Meat cutting and love of hospitality combine at Kieschnick's home in Kirkwood, where the president and his wife, Terry, often host barbecues for friends.

Whenever the Kieschnicks visit Texas they bring home 40 pounds of brisket in coolers from Austin-based

H-E-B. (Kieschnick is also proud of his pork tenderloin, chicken fajitas and grilled fish.)

Kieschnick said he and Terry had come to love St. Louis. They're regulars at Cardinals games, the Fox Theater, the Bach Society and area golf courses.

Kieschnick was one of four children, all brought up in the Lutheran church, though he was the only sibling to pursue a career in the church. He attended Lutheran schools but switched to public high school and eventually attended Texas A&M to study veterinary medicine.

But soon after graduating, Kieschnick entered seminary in Springfield, Ill. He and Terry married when Kieschnick was 23. They have two children and two grandchildren.

Kieschnick spent 11 years pastoring three churches in Texas, one of which he started from scratch. "We didn't even have a paper clip," he said. Now that church, Faith Lutheran in Georgetown, has 1,000 members.

After a number of years in development and public relations, Kieschnick rose to the top of the Texas Lutheran Foundation and then led the church's Texas district for 10 years before being elected to lead the entire denomination.

Some of those career choices were more difficult than others, Kieschnick said.

"When you love a place and a job, it's always hard to leave," he said. "But I've felt God's hand on my shoulder during those times, and said ‘Lord, what are you thinking?' And he says, ‘Just go. I'll show you. You'll figure it out.'"

‘Stampede' sculpture like life

In his office, Kieschnick has surrounded himself with collected pieces of his life. There's a copy of the "Treasury of Daily Prayer," two photos of himself shaking hands with President George W. Bush, a sign that reads, "Time is short; Hell is not," a bronze Frederic Remington sculpture called "Stampede" depicting a cowboy on horseback rounding up longhorns.

"That one reminds me of my life," Kieschnick said. "There's a cowboy, head down, rein in one hand, whip in the other, on a horse surrounded by mad cows."

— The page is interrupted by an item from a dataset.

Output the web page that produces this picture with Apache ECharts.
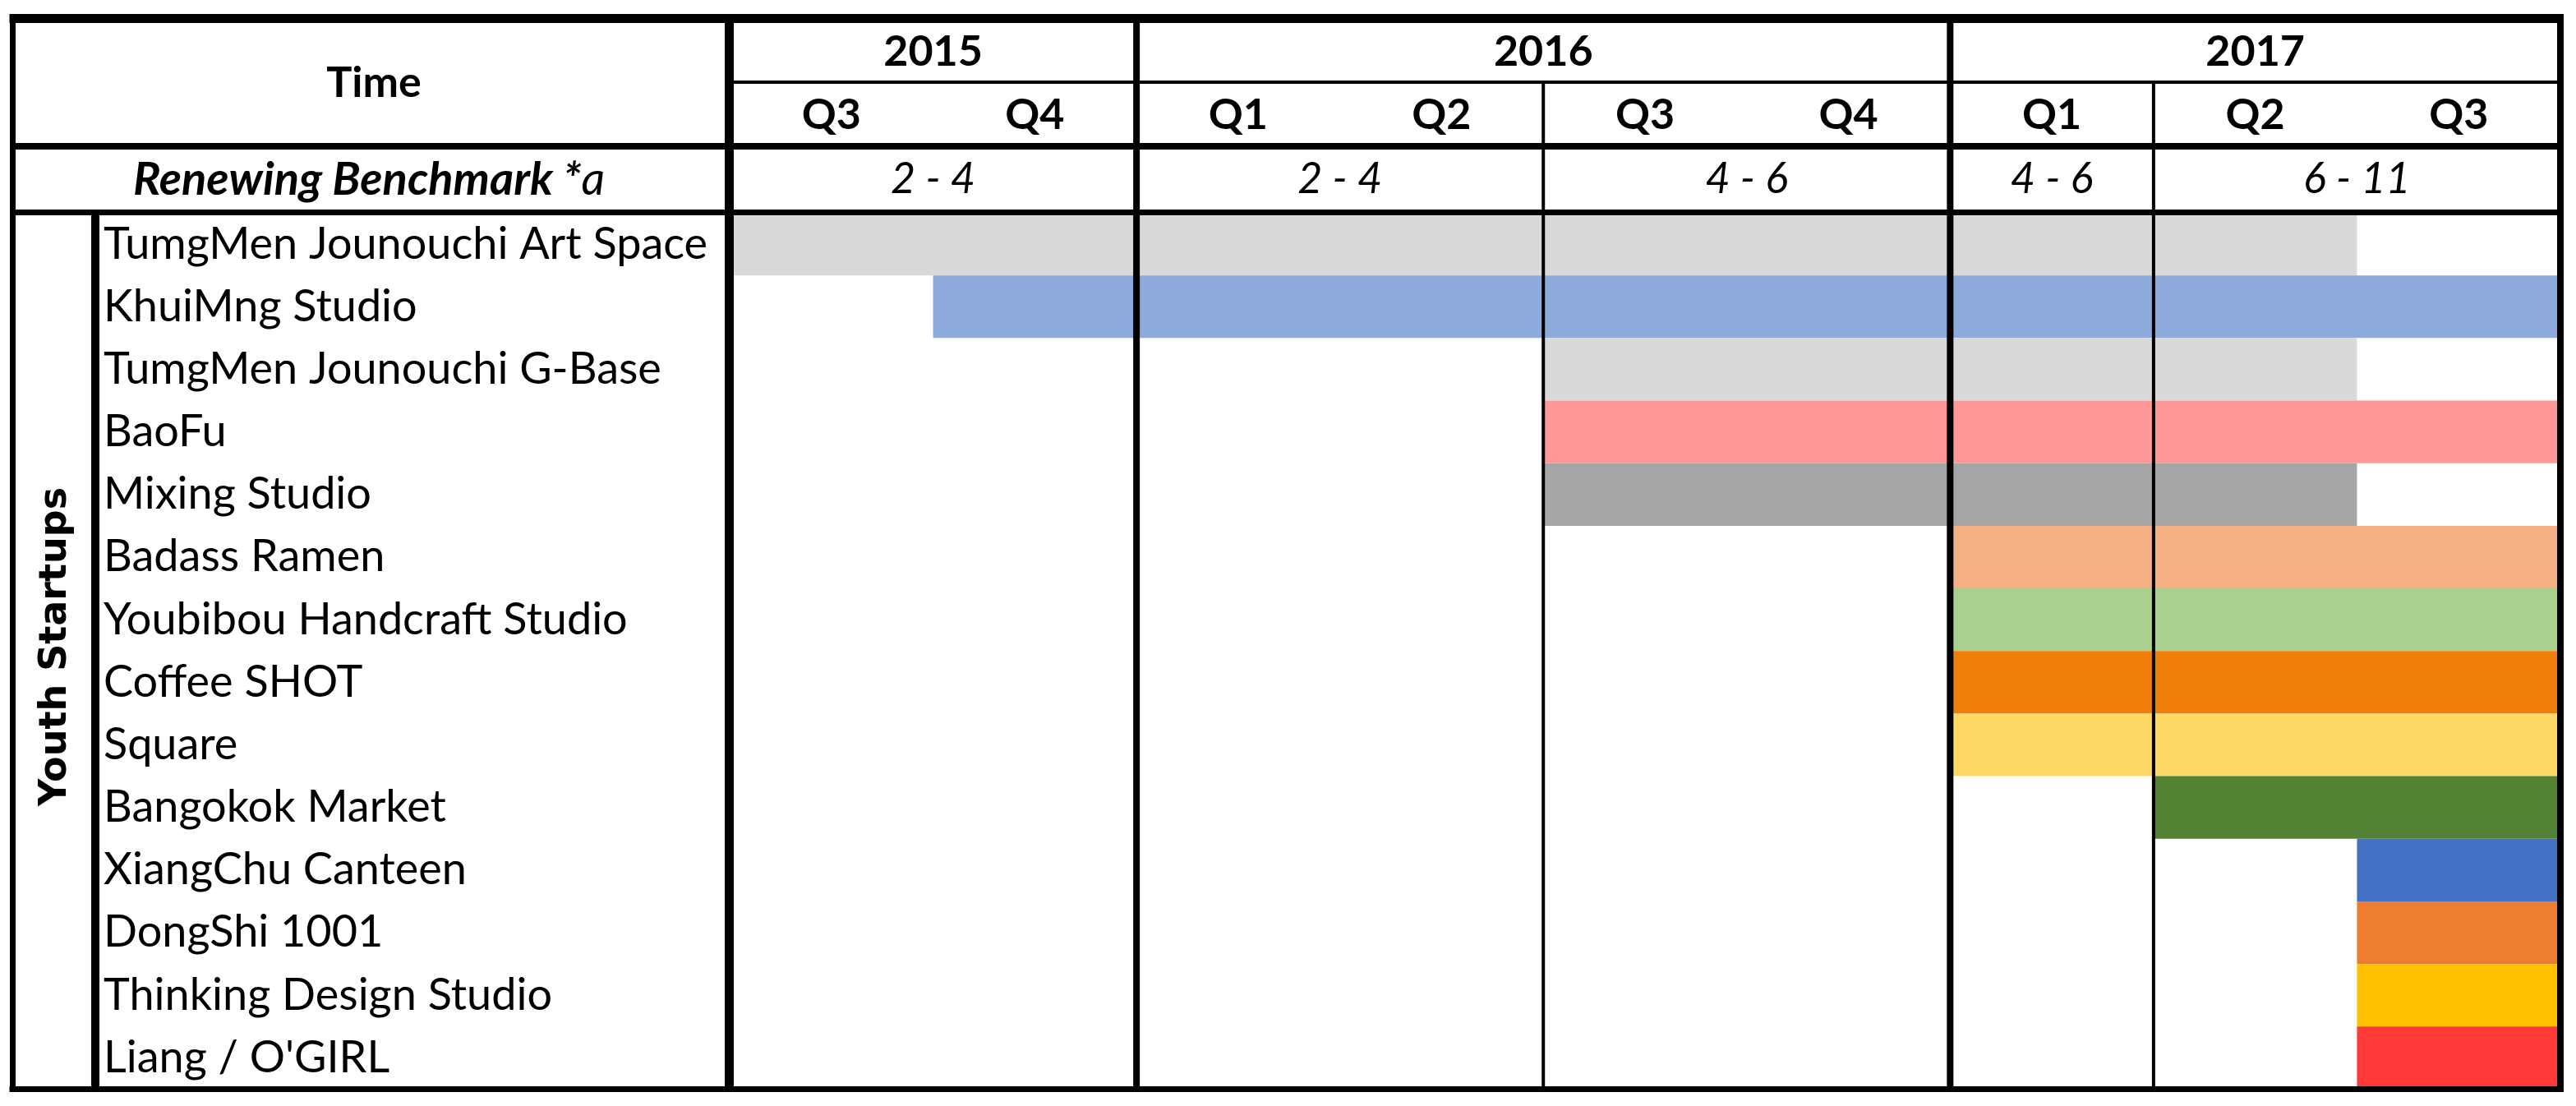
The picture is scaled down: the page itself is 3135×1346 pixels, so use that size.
<!DOCTYPE html>
<html>
<head>
<meta charset="utf-8">
<title>Youth Startups</title>
<script src="https://cdn.jsdelivr.net/npm/echarts@6/dist/echarts.min.js"></script>
<style>
  html, body { margin: 0; padding: 0; background: #fff; }
  #main { width: 3135px; height: 1346px; }
</style>
</head>
<body>
<div id="main"></div>
<script>
// table rows, top to bottom
const startups = [
  'TumgMen Jounouchi Art Space', 'KhuiMng Studio', 'TumgMen Jounouchi G-Base', 'BaoFu',
  'Mixing Studio', 'Badass Ramen', 'Youbibou Handcraft Studio', 'Coffee SHOT', 'Square',
  'Bangokok Market', 'XiangChu Canteen', 'DongShi 1001', 'Thinking Design Studio', 'Liang / O\'GIRL'
]
// quarter index (0 = 2015 Q3 ... 8 = 2017 Q3), start inclusive, end exclusive
const startQ = [0, 1, 4, 4, 4, 6, 6, 6, 6, 7, 8, 8, 8, 8]
const endQ   = [8, 9, 8, 9, 8, 9, 9, 9, 9, 9, 9, 9, 9, 9]
const barColors = [
  '#D9D9D9', '#8EA9DB', '#D9D9D9', '#FF9999', '#A6A6A6', '#F4B084', '#A9D08E',
  '#F07E0A', '#FFD966', '#548235', '#4472C4', '#ED7D31', '#FFC000', '#FF3838'
]

const quarters = ['Q3', 'Q4', 'Q1', 'Q2', 'Q3', 'Q4', 'Q1', 'Q2', 'Q3']
const years = ['2015', '2016', '2017']
const yearStart = [0, 2, 6]
const yearEnd = [2, 6, 9]
const benchmarks = ['2 - 4', '2 - 4', '4 - 6', '4 - 6', '6 - 11']
const benchStart = [0, 2, 4, 6, 7]
const benchEnd = [2, 4, 6, 7, 9]

const FONT = 'Lato, "Open Sans", sans-serif'
const FS = 52
const W = 3135, H = 1346
const tableLeft = 15.5, tableRight = 3116, tableTop = 22.5, tableBottom = 1325.5
const gridLeft = 888, gridTop = 259

// header cells: row 0 = years, 1 = quarters, 2 = benchmark
const headerCells = []
years.forEach((t, i) => headerCells.push({ s: yearStart[i], e: yearEnd[i], row: 0, text: t, bold: true }))
quarters.forEach((t, i) => headerCells.push({ s: i, e: i + 1, row: 1, text: t, bold: true }))
benchmarks.forEach((t, i) => headerCells.push({ s: benchStart[i], e: benchEnd[i], row: 2, text: t, italic: true }))

const chart = echarts.init(document.getElementById('main'))

const option = {
  animation: false,
  backgroundColor: '#fff',
  grid: [
    { left: gridLeft, right: W - tableRight, top: 24, height: 233 },
    { left: gridLeft, right: W - tableRight, top: gridTop, bottom: H - tableBottom }
  ],
  xAxis: [
    { gridIndex: 0, type: 'value', min: 0, max: 9, show: false },
    { gridIndex: 1, type: 'value', min: 0, max: 9, show: false }
  ],
  yAxis: [
    { gridIndex: 0, type: 'category', data: ['year', 'quarter', 'bench'], inverse: true, show: false },
    {
      gridIndex: 1, type: 'category', data: startups, inverse: true,
      axisLine: { show: false }, axisTick: { show: false }, splitLine: { show: false },
      axisLabel: { align: 'left', margin: gridLeft - 126, fontSize: 54, fontFamily: FONT, color: '#000' }
    }
  ],
  series: [
    {
      type: 'custom', xAxisIndex: 1, yAxisIndex: 1, silent: true,
      data: startups.map((n, i) => [startQ[i], endQ[i], i]),
      encode: { x: [0, 1], y: 2 },
      renderItem: (params, api) => {
        const row = api.value(2)
        const p0 = api.coord([api.value(0), row])
        const p1 = api.coord([api.value(1), row])
        const h = api.size([0, 1])[1]
        return {
          type: 'rect',
          shape: { x: p0[0], y: p0[1] - h / 2, width: p1[0] - p0[0], height: h },
          style: { fill: barColors[params.dataIndex] }
        }
      }
    },
    {
      type: 'custom', xAxisIndex: 0, yAxisIndex: 0, silent: true,
      data: headerCells.map(c => [c.s, c.e, c.row]),
      encode: { x: [0, 1], y: 2 },
      renderItem: (params, api) => {
        const c = headerCells[params.dataIndex]
        const p0 = api.coord([c.s, c.row])
        const p1 = api.coord([c.e, c.row])
        return {
          type: 'text',
          x: (p0[0] + p1[0]) / 2,
          y: p0[1],
          style: {
            text: c.text, fill: '#000', fontFamily: FONT, fontSize: FS,
            fontWeight: c.bold ? 'bold' : 'normal', fontStyle: c.italic ? 'italic' : 'normal',
            align: 'center', verticalAlign: 'middle'
          }
        }
      }
    }
  ]
}
chart.setOption(option)

// table rules, placed with the data grid's x scale
const qx = q => chart.convertToPixel({ xAxisIndex: 1 }, q)
function vline(x, y1, y2, w) {
  return { type: 'line', z: 100, silent: true, shape: { x1: x, y1: y1, x2: x, y2: y2 }, style: { stroke: '#000', lineWidth: w } }
}
function hline(y, x1, x2, w) {
  return { type: 'line', z: 100, silent: true, shape: { x1: x1, y1: y, x2: x2, y2: y }, style: { stroke: '#000', lineWidth: w } }
}
const lines = [
  hline(100, gridLeft, tableRight, 4),
  hline(178, tableLeft, tableRight, 8),
  hline(258.5, tableLeft, tableRight, 7),
  vline(887.5, tableTop, tableBottom, 11),
  vline(116, 258.5, tableBottom, 10),
  vline(qx(2), tableTop, tableBottom, 8),
  vline(qx(6), tableTop, tableBottom, 8),
  vline(qx(4), 100, tableBottom, 4),
  vline(qx(7), 100, tableBottom, 4),
  hline(tableTop, tableLeft - 4, tableRight + 4, 11),
  hline(tableBottom, tableLeft - 4, tableRight + 4, 7),
  vline(tableLeft, tableTop, tableBottom, 7),
  vline(tableRight, tableTop, tableBottom, 8)
]
const texts = [
  {
    type: 'text', z: 100, x: 455, y: 101,
    style: { text: 'Time', fill: '#000', fontFamily: FONT, fontSize: FS, fontWeight: 'bold', align: 'center', verticalAlign: 'middle' }
  },
  {
    type: 'text', z: 100, x: 449, y: 219,
    style: {
      text: '{b|Renewing Benchmark *}{i|a}', align: 'center', verticalAlign: 'middle',
      rich: {
        b: { fill: '#000', fontFamily: FONT, fontSize: 56, fontWeight: 'bold', fontStyle: 'italic' },
        i: { fill: '#000', fontFamily: FONT, fontSize: 56, fontStyle: 'italic' }
      }
    }
  },
  {
    type: 'text', z: 100, x: 68, y: 787, rotation: Math.PI / 2,
    style: { text: 'Youth Startups', fill: '#000', fontFamily: '"DejaVu Sans", sans-serif', fontSize: 46, fontWeight: 'bold', align: 'center', verticalAlign: 'middle' }
  }
]
chart.setOption({ graphic: { elements: lines.concat(texts) } })

window.addEventListener('resize', () => chart.resize())
</script>
</body>
</html>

In a meeting with the Rev. Frazier Odom, executive director of the church's board for black ministry services, Kieschnick asked why the number of young African-American men recruited to Lutheran seminaries was so low. "They see the suffering and what older black pastors have been through," Odom said. "They think basketball is the way out of poverty, and I don't think the ministry even crosses their mind."

"They don't have too many black pastoral heroes these days, I guess," Kieschnick said. "What can I do to help?"

"Direct your attention to them, especially," Odom said. "Assure them that God understands their concerns, too. That God provides. You're in the position to be a model to them. This is not a black-white thing. Maybe one of them will grow up to be the president of the synod."